Anzac Day will be particularly poignant for Raglan museum president Ken Soanes this year as he remembers a great uncle who died of war wounds on the other side of the world 100 years ago to the day.
Arthur William Watkins was one of 10 soldiers from Raglan to die in 1918, the last year of World War 1. All up, 29 of the 154 men from the district who served in the four-year war did not survive.
A sawmiller from Te Uku, Arthur was a stretcher-bearer on the front line, Ken told the Chronicle. After being wounded he was sent to England where he died on what is now Anzac Day, April 25.
In Ken’s collection of photos sent home by his great-uncle while on active service in France and Belgium, there’s one with a message that reads: “Put this aside for me when I get back.”
It’s a very emotional family connection, Ken admits. “I really feel it on Anzac Day.”
There’s also a second link, as it has turned out.
Through his work on the museum’s ‘Raglan Remembers World War One’ exhibition, Ken has recently discovered he had a second great-uncle here, Malcolm Mackinnon, who also died in the war.
Research reveals he was the first teacher at Waitetuna School.
The permanent World War One exhibition includes not only a wall display and comprehensive touchscreen catalogue – with links to the Auckland Cenotaph – but also a ring-binder folder of local soldiers’ personal stories as supplied by their descendants.
“Every man has a story,” Ken observes as the Chronicle delves into a few of them.
Farmhand Kenneth Aubrey Moon was also one of the 10 who died in 1918 and whose name is inscribed, like those of his fallen Raglan district comrades, on the war memorial cenotaph downtown. He died on active service during the Ramleh War in Palestine.
Quite a few from Raglan went to Palestine where they fought in battles as fierce but lesser known than Gallipoli, says Ken.
Other 1918 victims of the war who have descendants still in the district include Patrick Pierce Phelan, who died in France and is related to the Shea family, and Francis Arthur Vercoe who died that year on his return from battle.
Benjamin Charles Vernon was another who died of his wounds in France in 1918, having been at a mounted rifles training camp five years earlier along with other Raglan soldiers.
Then there’s the story of Alfred Lawrence Galvan, who worked for his father Richard in the original blacksmiths in Cliff Street.
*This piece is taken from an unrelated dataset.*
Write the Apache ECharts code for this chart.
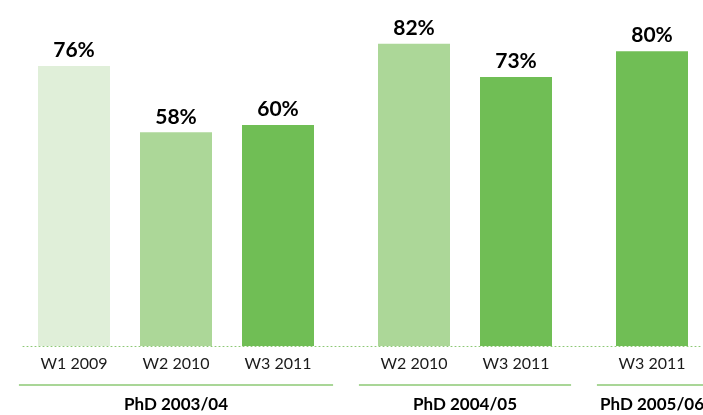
<!DOCTYPE html>
<html><head><meta charset="utf-8">
<script src="https://cdn.jsdelivr.net/npm/echarts@6/dist/echarts.min.js"></script>
<style>html,body{margin:0;padding:0;background:#fff}#c{width:703px;height:415px}</style>
</head><body><div id="c"></div>
<script>
const waveLabels = ['W1 2009','W2 2010','W3 2011','W2 2010','W3 2011','W3 2011'];
const values = [76, 58, 60, 82, 73, 80];
const cohorts = ['PhD 2003/04','PhD 2003/04','PhD 2003/04','PhD 2004/05','PhD 2004/05','PhD 2005/06'];
const waves = [1, 2, 3, 2, 3, 3];

const waveColors = {1:'#e0efd9', 2:'#acd798', 3:'#70be55'};
const lineGreen = '#8cc874';

// slot layout: bars 3 slots apart, cohorts separated by 4 slots
const slots = [];
let p = 1;
for (let i = 0; i < values.length; i++) {
  if (i > 0) p += (cohorts[i] !== cohorts[i-1]) ? 4 : 3;
  slots.push(p);
}
const nSlots = 20;
const cats = new Array(nSlots).fill('');
slots.forEach((s, i) => { cats[s] = waveLabels[i]; });

const barData = slots.map((s, i) => ({
  value: [s, values[i]],
  itemStyle: {color: waveColors[waves[i]]}
}));

const groups = [];
cohorts.forEach((c, i) => {
  const g = groups.find(x => x.name === c);
  if (g) g.end = slots[i]; else groups.push({name: c, start: slots[i], end: slots[i]});
});

const chart = echarts.init(document.getElementById('c'));
chart.setOption({
  animation: false,
  grid: {left: 23, right: 0, top: 0, bottom: 69},
  xAxis: {
    type: 'category', data: cats, boundaryGap: true,
    axisLine: {show: true, lineStyle: {color: lineGreen, type: [1, 3], width: 1}},
    axisTick: {show: false},
    axisLabel: {interval: 0, margin: 10, color: '#1a1a1a', fontSize: 16, fontFamily: 'Lato'}
  },
  yAxis: {type: 'value', min: 0, max: 93.9, show: false, splitLine: {show: false}},
  series: [
    {
      type: 'bar', data: barData, barWidth: 72,
      label: {show: true, position: 'top', distance: 5, formatter: p => p.value[1] + '%',
        color: '#000', fontSize: 21, fontWeight: 'bold', fontFamily: 'Lato'}
    },
    {
      type: 'custom', silent: true, clip: false,
      data: groups.map(g => [g.start, g.end]),
      renderItem: (params, api) => {
        const a = api.coord([api.value(0), 0]);
        const b = api.coord([api.value(1), 0]);
        const band = api.size([1, 0])[0];
        const x1 = a[0] - 1.62 * band;
        const x2 = Math.min(b[0] + 1.62 * band, params.coordSys.x + params.coordSys.width);
        const y = a[1];
        return {
          type: 'group',
          children: [
            {type: 'line', shape: {x1: x1, y1: y + 39, x2: x2, y2: y + 39},
              style: {stroke: lineGreen, lineWidth: 1.5}},
            {type: 'text', x: (a[0] + b[0]) / 2, y: y + 59,
              style: {text: groups[params.dataIndex].name, align: 'center', verticalAlign: 'middle',
                fill: '#000', font: 'bold 17px Lato'}}
          ]
        };
      }
    }
  ]
});
</script></body></html>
Alfred also operated the launch ‘Harmony’ on Whaingaroa harbour, and his family tried to prevent him from going to war. But he was forced to enlist in 2017 only to die of pneumonia while in training in New Zealand the following year.
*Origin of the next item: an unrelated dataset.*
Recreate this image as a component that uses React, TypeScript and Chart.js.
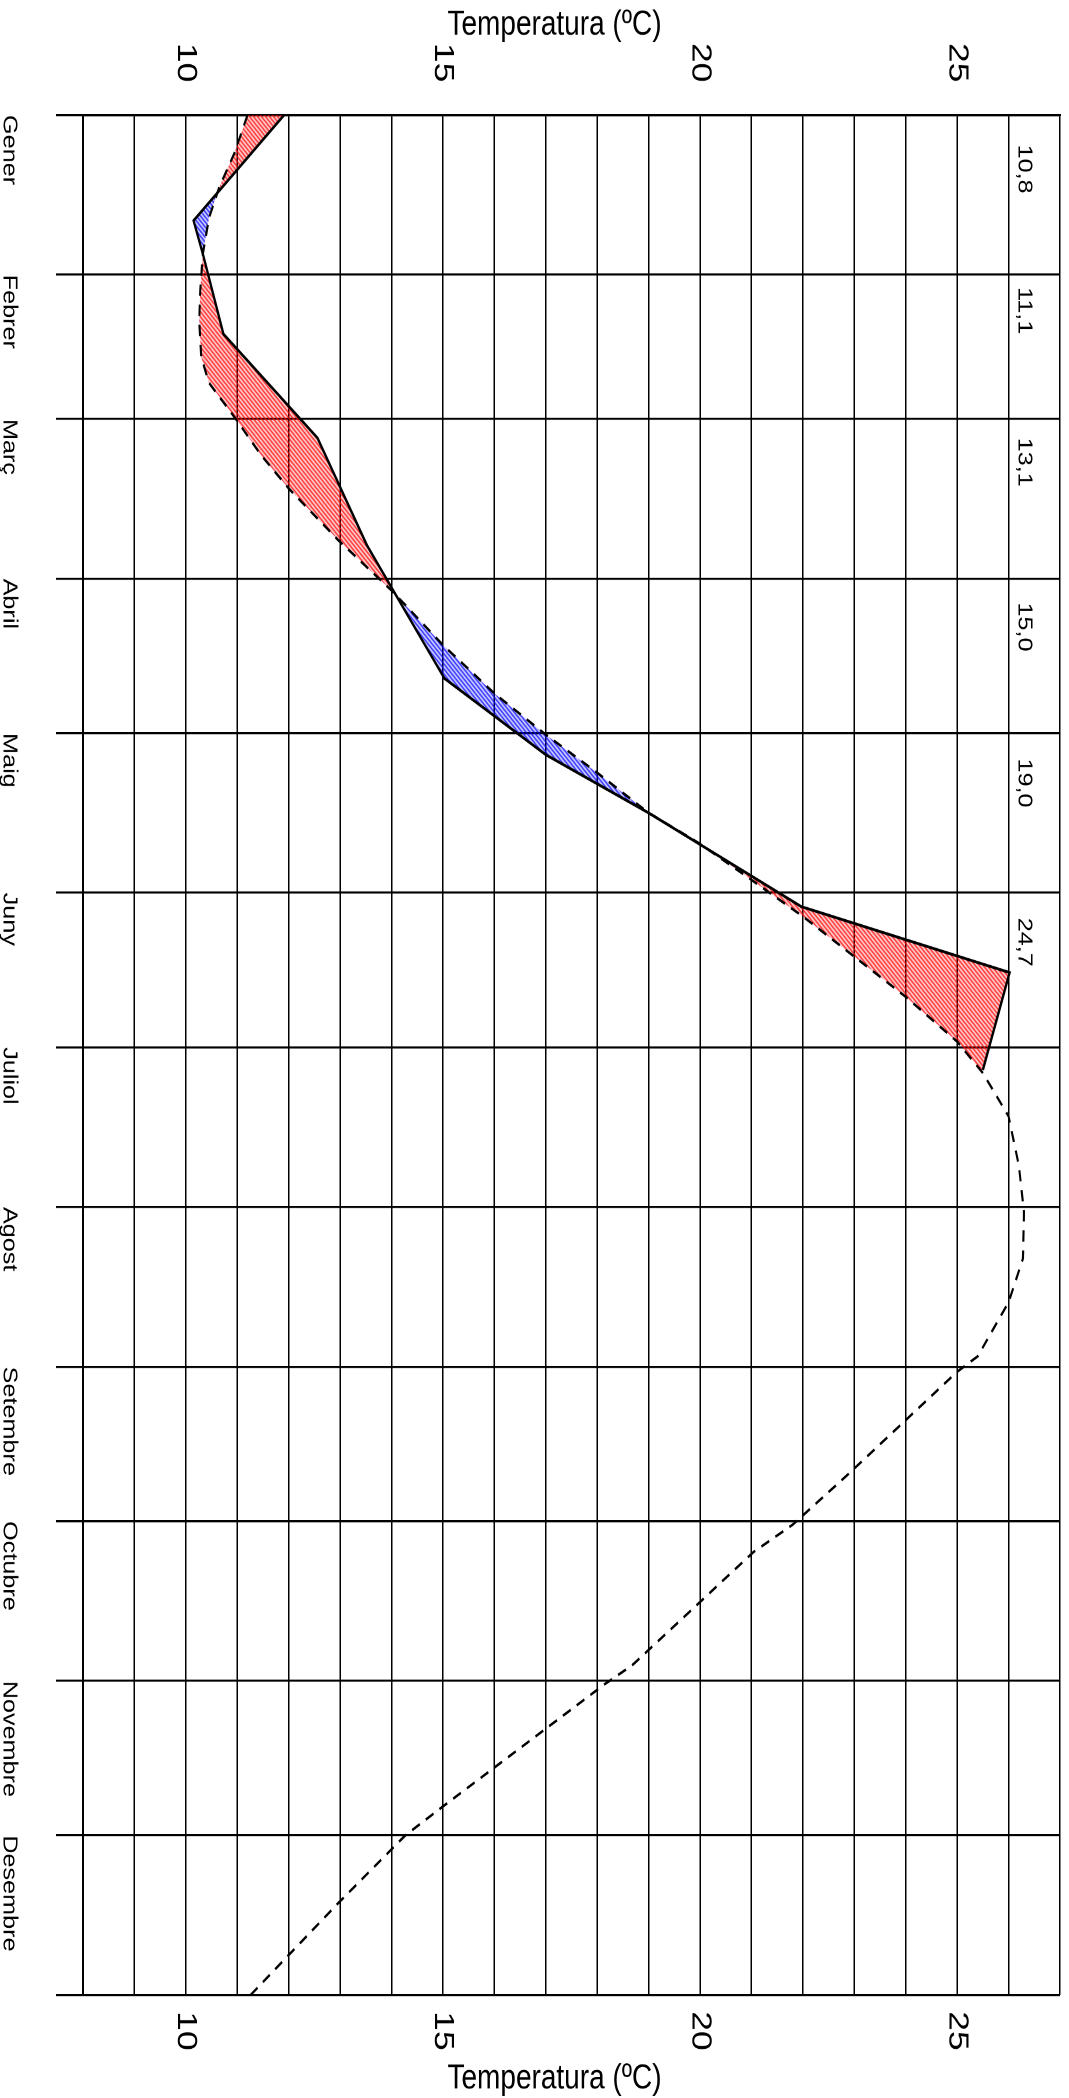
import React, { useEffect, useRef } from 'react';
import { Chart, registerables } from 'chart.js';

Chart.register(...registerables);

// ---------- data ----------
const months = ['Gener', 'Febrer', 'Març', 'Abril', 'Maig', 'Juny', 'Juliol', 'Agost', 'Setembre', 'Octubre', 'Novembre', 'Desembre'];
const monthStartDays = [0, 31, 59, 90, 120, 151, 181, 212, 243, 273, 304, 334, 365];
const tempGridValues = [8, 9, 10, 11, 12, 13, 14, 15, 16, 17, 18, 19, 20, 21, 22, 23, 24, 25, 26, 27];
const labeledTemps = [10, 15, 20, 25];

// observed temperature (solid line): day of year / ºC
const observedDays = [0, 20.5, 27.3, 42.5, 62.7, 83.5, 109.4, 124.2, 135.5, 153.7, 166.5, 185.4];
const observedTemps = [11.91, 10.15, 10.34, 10.73, 12.56, 13.52, 15.03, 17.0, 19.0, 21.97, 26.02, 25.5];

// normal temperature (dashed line): day of year / ºC
const normalDays = [0, 7.5, 14, 20, 27, 34, 40, 47, 52, 59.4, 66, 72.5, 82.6, 92.3, 102.9, 112.3, 120.3, 127.7, 135.5, 141.5, 148.5, 155.6, 163.4, 171.2, 179.9, 186, 194.4, 204, 213, 222, 230.5, 241, 244, 264, 273.7, 279, 301, 304.7, 328.4, 334, 347, 365];
const normalTemps = [11.2, 10.94, 10.65, 10.45, 10.33, 10.28, 10.26, 10.3, 10.45, 11.0, 11.46, 12.0, 12.97, 14.0, 15.0, 16.0, 17.0, 18.0, 19.0, 20.0, 21.0, 22.0, 23.0, 24.0, 25.0, 25.5, 26.0, 26.2, 26.3, 26.28, 26.0, 25.4, 25.0, 22.87, 21.8, 21.04, 18.68, 18.14, 15.0, 14.27, 12.98, 11.26];

// monthly means written in the right-hand column
const monthlyMeans = [10.8, 11.1, 13.1, 15.0, 19.0, 24.7];
const monthlyMeanDays = [10.5, 38, 67.4, 99.4, 129.7, 160.6];

const axisTitle = 'Temperatura (ºC)';

// ---------- layout ----------
const STRETCH = 1.26;
const W = 1665;
const H = 1069;
const FONT = '"Liberation Sans", Arial, Helvetica, sans-serif';

function makeHatch(color: string): CanvasPattern | string {
  const c = document.createElement('canvas');
  c.width = 4;
  c.height = 4;
  const g = c.getContext('2d');
  if (!g) return color;
  g.strokeStyle = color;
  g.lineWidth = 1.3;
  g.beginPath();
  g.moveTo(0, 4); g.lineTo(4, 0);
  g.moveTo(-1, 1); g.lineTo(1, -1);
  g.moveTo(3, 5); g.lineTo(5, 3);
  g.stroke();
  return g.createPattern(c, 'repeat') || color;
}

const overlayPlugin = {
  id: 'overlay',
  afterDraw(chart: any) {
    const { ctx, scales, chartArea } = chart;
    ctx.save();
    ctx.fillStyle = '#000';
    ctx.font = `20px ${FONT}`;
    ctx.textAlign = 'center';
    ctx.textBaseline = 'middle';
    monthlyMeans.forEach((v, i) => {
      ctx.fillText(v.toFixed(1).replace('.', ','), scales.x.getPixelForValue(monthlyMeanDays[i]), scales.y.getPixelForValue(26.3));
    });
    ctx.font = `28px ${FONT}`;
    const yc = (chartArea.top + chartArea.bottom) / 2 + 17;
    [20, 1650].forEach((x) => {
      ctx.save();
      ctx.translate(x, yc);
      ctx.rotate(-Math.PI / 2);
      ctx.fillText(axisTitle, 0, 0);
      ctx.restore();
    });
    ctx.restore();
  },
};

export default function App() {
  const canvasRef = useRef<HTMLCanvasElement | null>(null);

  useEffect(() => {
    const canvas = canvasRef.current;
    if (!canvas) return;
    const red = makeHatch('#ff0000');
    const blue = makeHatch('#0000ff');
    const tempTickCb = (v: any) => (labeledTemps.includes(Number(v)) ? String(v) : '');

    const chart = new Chart(canvas, {
      type: 'line',
      data: {
        datasets: [
          {
            label: 'Observada',
            data: observedDays.map((d, i) => ({ x: d, y: observedTemps[i] })),
            borderColor: '#000',
            borderWidth: 2.3,
            pointRadius: 0,
            tension: 0,
            fill: { target: 1, above: red, below: blue } as any,
          },
          {
            label: 'Normal',
            data: normalDays.map((d, i) => ({ x: d, y: normalTemps[i] })),
            borderColor: '#000',
            borderWidth: 2.1,
            borderDash: [9, 7],
            pointRadius: 0,
            tension: 0,
            fill: false,
          },
        ],
      },
      options: {
        animation: false,
        responsive: false,
        devicePixelRatio: 2,
        layout: { padding: { top: 9, left: 0, right: 0, bottom: 0 } },
        plugins: {
          legend: { display: false },
          tooltip: { enabled: false },
          filler: { drawTime: 'beforeDatasetsDraw' } as any,
        },
        scales: {
          x: {
            type: 'linear',
            position: 'bottom',
            min: 0,
            max: 365,
            afterBuildTicks: (s: any) => { s.ticks = monthStartDays.map((v) => ({ value: v })); },
            afterFit: (s: any) => { s.height = 83; s.paddingLeft = 0; s.paddingRight = 0; },
            ticks: {
              autoSkip: false,
              maxRotation: 0,
              minRotation: 0,
              align: 'start',
              padding: 35,
              color: '#000',
              font: { family: FONT, size: 20 },
              callback: (_v: any, i: number) => months[i] ?? '',
            },
            grid: { color: '#000', lineWidth: 1.7, tickLength: 27, drawTicks: true, tickColor: '#000', tickWidth: 1.7 },
            border: { display: true, color: '#000', width: 1.7 },
          },
          y: {
            type: 'linear',
            position: 'left',
            min: 8,
            max: 27,
            afterBuildTicks: (s: any) => { s.ticks = tempGridValues.map((v) => ({ value: v })); },
            afterFit: (s: any) => { s.width = 91.3; s.paddingTop = 0; s.paddingBottom = 0; },
            ticks: { autoSkip: false, padding: 26, color: '#000', font: { family: FONT, size: 28 }, callback: tempTickCb },
            grid: { color: '#000', lineWidth: 1.5, drawTicks: false },
            border: { display: true, color: '#000', width: 1.7 },
          },
          y2: {
            type: 'linear',
            position: 'right',
            min: 8,
            max: 27,
            afterBuildTicks: (s: any) => { s.ticks = tempGridValues.map((v) => ({ value: v })); },
            afterFit: (s: any) => { s.width = 81.7; s.paddingTop = 0; s.paddingBottom = 0; },
            ticks: { autoSkip: false, padding: 13, color: '#000', font: { family: FONT, size: 28 }, callback: tempTickCb },
            grid: { display: false, drawTicks: false },
            border: { display: false },
          },
        },
      },
      plugins: [overlayPlugin],
    });
    return () => chart.destroy();
  }, []);

  return (
    <div style={{ position: 'fixed', left: 0, top: 0, width: 1069, height: 2098, overflow: 'hidden', background: '#fff' }}>
      <div
        style={{
          position: 'absolute',
          left: 0,
          top: 0,
          width: W,
          height: H,
          transformOrigin: '0 0',
          transform: `translateX(1069px) rotate(90deg) scaleX(${STRETCH})`,
        }}
      >
        <canvas ref={canvasRef} width={W} height={H} style={{ width: W, height: H, display: 'block' }} />
      </div>
    </div>
  );
}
“There’s all sorts of stories … and court cases … about people getting caught in the ballot,” Ken reveals.
Four other locals are listed among 1918’s war casualties: Hugh Saunders Pain, Henry Lionel Coate, Gordon Dodderidge Ferriman and Henry William Phillips.
A 20-minute series of interviews with descendants of some of those from Raglan who fought in the war is also set up on computer on the museum’s mezzanine floor and makes for quite moving viewing, Ken says.
The series includes footage from longtime Raglan families who are still here today – like the Wallises, Sweetmans, Gibbisons and Pearts.
The wall display itself starts with a timeline showing where New Zealand and particularly Raglan soldiers were involved overseas.
It includes some interesting lesser known facts, Ken says, such as that the first Kiwi to serve in the war was from the Raglan district. He was Captain Herbert Ambrose Cooper, a Waitetuna farmer who joined the Royal Flying Corps in England.
Other sections of the exhibition reveal how a patriotic community back in Raglan raised in 1918 the equivalent of $70,000 for the NZ Red Cross through just one day’s fundraising in the local town hall, and how hundreds of horses were sent from Raglan to be used in the war effort.